The Risks of Crab Snaring in High Tide
Fishing in high tide is inherently riskier than fishing in low tide, but it’s usually been worth it because the food in the sea sediment gets stirred up, and your fish become more active. But we’re talking about crabbing, and several risks can mean losing your dinner:
- Your line and loops get slack
- You lose your snare entirely
- Your snare will bounce
A slackline is precisely what you hope to avoid, right? Unfortunately, the waves are more likely to crash harder and harder during high tide, especially in poor weather, and put slack on your line. That would open up your snare’s loops and risk releasing your crabs.
If your line isn’t becoming slack in strong winds and big waves, then it’s bouncing. Snares rely on having the loops be unnoticeable to the crab, but if your snare and loops are bouncing, you’ve lost the element of surprise and risk confusing and repelling the crabs.
It can get worse than that, though. If you have a thinner line, such as a 20lbs line, the rough waves can make the line snap, losing everything.
How to Minimize Risks when Snaring at High Tide
The best thing you can do is avoid crab snaring during high tide. It’s just too risky. You can take some preventative measures that will help you avoid the high tide and strong currents.
You can avoid accidentally finding yourself in high tide by paying attention to the tide charts for your local area or intended fishing area. Remember that high tides and low tides are typically 6 hours apart.
You can find out how strong the current will be with a bit of math. If you calculate the difference in the depth of the water in feet between low and high tide, the greater the difference will mean a stronger current for the day.
If the current becomes stronger while you’re out, come prepared with some 3oz circle weights and 5oz pyramid weights attached to the bottom of your snare with those heavy duo-lock clips. That will reduce the bouncing and the risk of losing your trap.
The Benefits of Crab Snaring in Low Tide
While we’ve covered the reasons not to go crab snaring during high tides, we still need to explore the various logical reasons and benefits of snaring during low tides. As you can imagine, these benefits include,
- The crabs are able to search for food
- Your snare won’t bounce
- Your line is less likely to snap
- You don’t have to fight the tide.
High tide doesn’t always come with choppy waters and strong currents, but it usually will, and it prevents the crabs from feeding. On the other hand, low tide is much calmer, and the crabs utilize their time to scavenge for food.
Rough waters also make line fishing, in general… tricky. In rough waters and high winds, you’re competing to keep the loops tight as you hopefully try to reel in your catch.
Not only that, but it makes it so much harder to distinguish what the pressure you’re feeling on your line is.
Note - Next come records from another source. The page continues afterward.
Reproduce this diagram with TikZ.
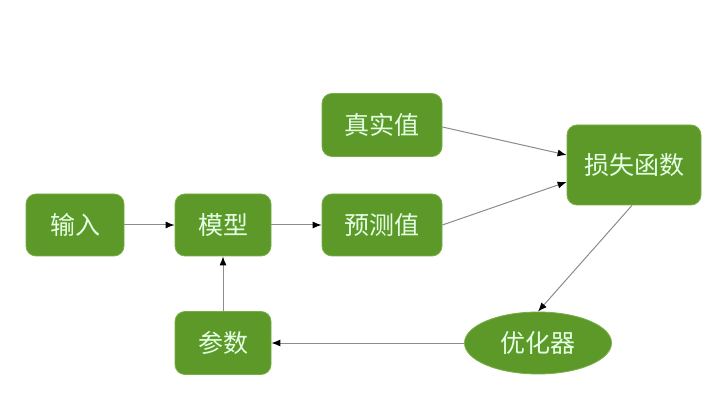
\documentclass[tikz,border=0pt]{standalone}
\usepackage{fontspec}
\setmainfont{Noto Sans CJK SC}
\usetikzlibrary{shapes.geometric,arrows.meta}
\definecolor{boxgreen}{RGB}{92,153,40}
\definecolor{boxedge}{RGB}{120,175,70}
\definecolor{linegray}{RGB}{140,140,140}
\begin{document}
\begin{tikzpicture}[x=1pt,y=1pt,
  gbox/.style={draw=boxedge,line width=0.8pt,fill=boxgreen,rounded corners=10pt,text=white!90!green,font=\fontsize{25}{28}\selectfont,inner sep=0pt},
  gell/.style={ellipse,draw=boxedge,line width=0.8pt,fill=boxgreen,text=white!90!green,font=\fontsize{25}{28}\selectfont,inner sep=0pt},
  conn/.style={draw=linegray,line width=1pt,-{Latex[length=9pt,width=7pt,color=black]}}]
\useasboundingbox (0,0) rectangle (722,407);
\fill[white] (0,0) rectangle (722,407);
\node[gbox,minimum width=98pt,minimum height=62pt] (in) at (75,182) {输入};
\node[gbox,minimum width=96pt,minimum height=62pt] (model) at (223,182) {模型};
\node[gbox,minimum width=120pt,minimum height=62pt] (pred) at (382,182) {预测值};
\node[gbox,minimum width=120pt,minimum height=63pt] (true) at (382,282) {真实值};
\node[gbox,minimum width=134pt,minimum height=80pt] (loss) at (634,242) {损失函数};
\node[gbox,minimum width=96pt,minimum height=63pt] (param) at (223,64) {参数};
\node[gell,minimum width=147pt,minimum height=62pt] (opt) at (538,64) {优化器};
\draw[conn] (in) -- (model);
\draw[conn] (model) -- (pred);
\draw[conn] (true.east |- 0,280) -- (loss.west |- 0,252);
\draw[conn] (pred.east |- 0,182) -- (loss.west |- 0,225);
\draw[conn] (loss.south -| 632,0) -- (opt.north);
\draw[conn] (opt) -- (param);
\draw[conn] (param) -- (model);
\end{tikzpicture}
\end{document}
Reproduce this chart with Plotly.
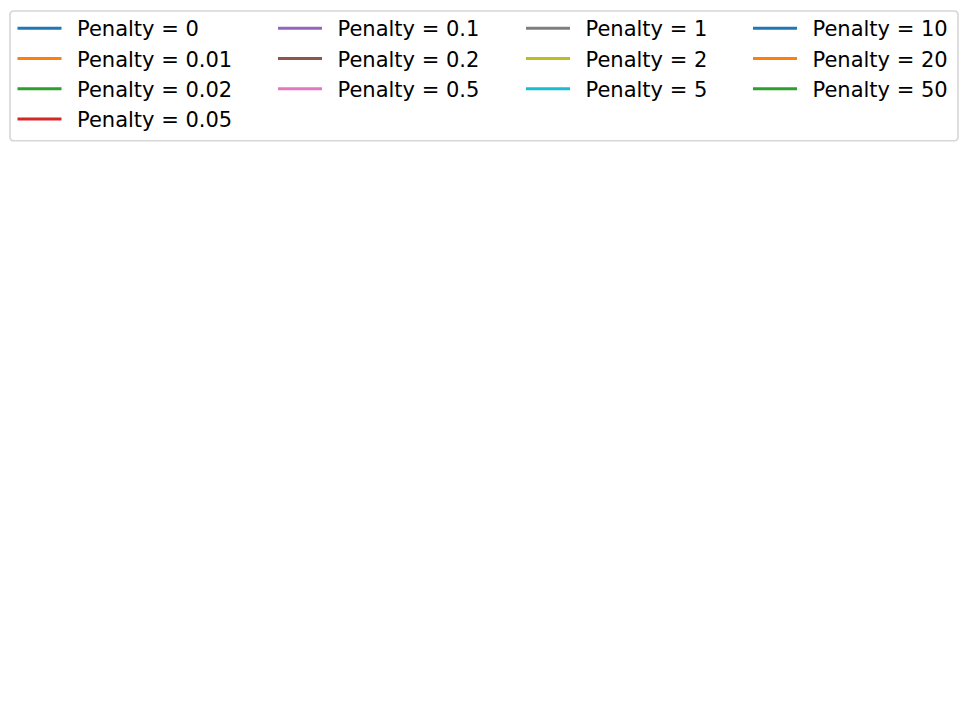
import plotly.graph_objects as go

# legend entries, laid out column by column like the original
penalties = ["0", "0.01", "0.02", "0.05", "0.1", "0.2", "0.5", "1", "2", "5", "10", "20", "50"]
colors = ["#1f77b4", "#ff7f0e", "#2ca02c", "#d62728", "#9467bd", "#8c564b", "#e377c2",
          "#7f7f7f", "#bcbd22", "#17becf", "#1f77b4", "#ff7f0e", "#2ca02c"]
columns = [4, 3, 3, 3]  # entries per legend column

W, H = 968, 726
OFF = 8  # page body margin shifts the figure by this much
col_x = [4.5, 265, 513, 740]  # left edge of each legend column, px

fig = go.Figure()

idx = 0
for c, n in enumerate(columns):
    leg = "legend" if c == 0 else "legend" + str(c + 1)
    for k in range(n):
        fig.add_trace(go.Scatter(
            x=[None], y=[None], mode="lines",
            name="\u2002Penalty = " + penalties[idx],
            line=dict(color=colors[idx], width=3),
            legend=leg, legendgroup=penalties[idx],
        ))
        idx += 1

layout_legends = {}
for c in range(len(columns)):
    key = "legend" if c == 0 else "legend" + str(c + 1)
    layout_legends[key] = dict(
        x=(col_x[c] - OFF) / W + OFF / W, y=1 + 1 / H, xanchor="left", yanchor="top",
        orientation="v", bgcolor="rgba(0,0,0,0)", borderwidth=0,
        font=dict(family="DejaVu Sans", size=21, color="black"),
        itemwidth=44, tracegroupgap=0,
    )

# the frame around the legend, rounded corners
x0, x1 = (10 - OFF) / W, (958 - OFF) / W
y0, y1 = 1 - (140 - OFF) / H, 1 - (10 - OFF) / H
rx, ry = 4 / W, 4 / H
path = (f"M{x0 + rx},{y1} L{x1 - rx},{y1} Q{x1},{y1} {x1},{y1 - ry} "
        f"L{x1},{y0 + ry} Q{x1},{y0} {x1 - rx},{y0} L{x0 + rx},{y0} "
        f"Q{x0},{y0} {x0},{y0 + ry} L{x0},{y1 - ry} Q{x0},{y1} {x0 + rx},{y1} Z")
fig.add_shape(type="path", path=path, xref="paper", yref="paper",
              line=dict(color="#d6d6d6", width=1.6), fillcolor="white", layer="below")

fig.update_layout(
    width=W, height=H,
    margin=dict(l=0, r=0, t=0, b=0),
    paper_bgcolor="white", plot_bgcolor="white",
    xaxis=dict(visible=False), yaxis=dict(visible=False),
    showlegend=True,
    **layout_legends,
)

fig.write_html("out.html")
In low tide, there’s no question if the pressure you feel is the waves, the current, the wind, or the crabs.
There’s also the benefit of having a much more relaxing fishing experience. Zero stress. That’s not a major benefit of crab snaring at low tide, but if you’re a casual fisherman looking for a pleasant crab snaring trip, that might matter to you.
It seems pretty certain that low tide presents the most favorable conditions for crab snaring, but as you comb through other crab snaring articles, you’ll probably come across anglers who will suggest snaring at slack tide instead of low tide. Is it better than low tide in any way?
Crab Snaring at Slack Tide
For those of you that haven’t heard of this before, the slack tide is the time when the water is calmest. It occurs just before the tide reverses so that high tide becomes low tide and vice-versa.
If low tide is the best time to snare crabs, why might you want to go at slack tide? So what’s the benefit? Having the water so calm will allow you to cast your snare out into deep waters without fear of having your line snap or getting the snare caught in some rocks.
What matters is finding a time when the water has enough of a current to carry the smell of your bait to the crabs but not so strong a current that the crabs end up seeing your loops or aren’t able to crawl across the seafloor.
Since low tide will have a slightly stronger current without being severe, I still suggest low tide over slack tide, but I will also suggest both for a few reasons:
- They both have good conditions for crab snaring
- Arriving 2-3 hours before low tide lets you fish in slack tide followed by low tide anyway
- You will have an 8-9 hour window to snare crabs
I hope you guys learned everything you needed today! If you’re new to the thrill of crab snaring, one thing you should check before buying your equipment is checking the fishing regulations for your area. In California, for example, you can’t use snares with more than 6 loops, so you would have to cut off any extra loops before fishing.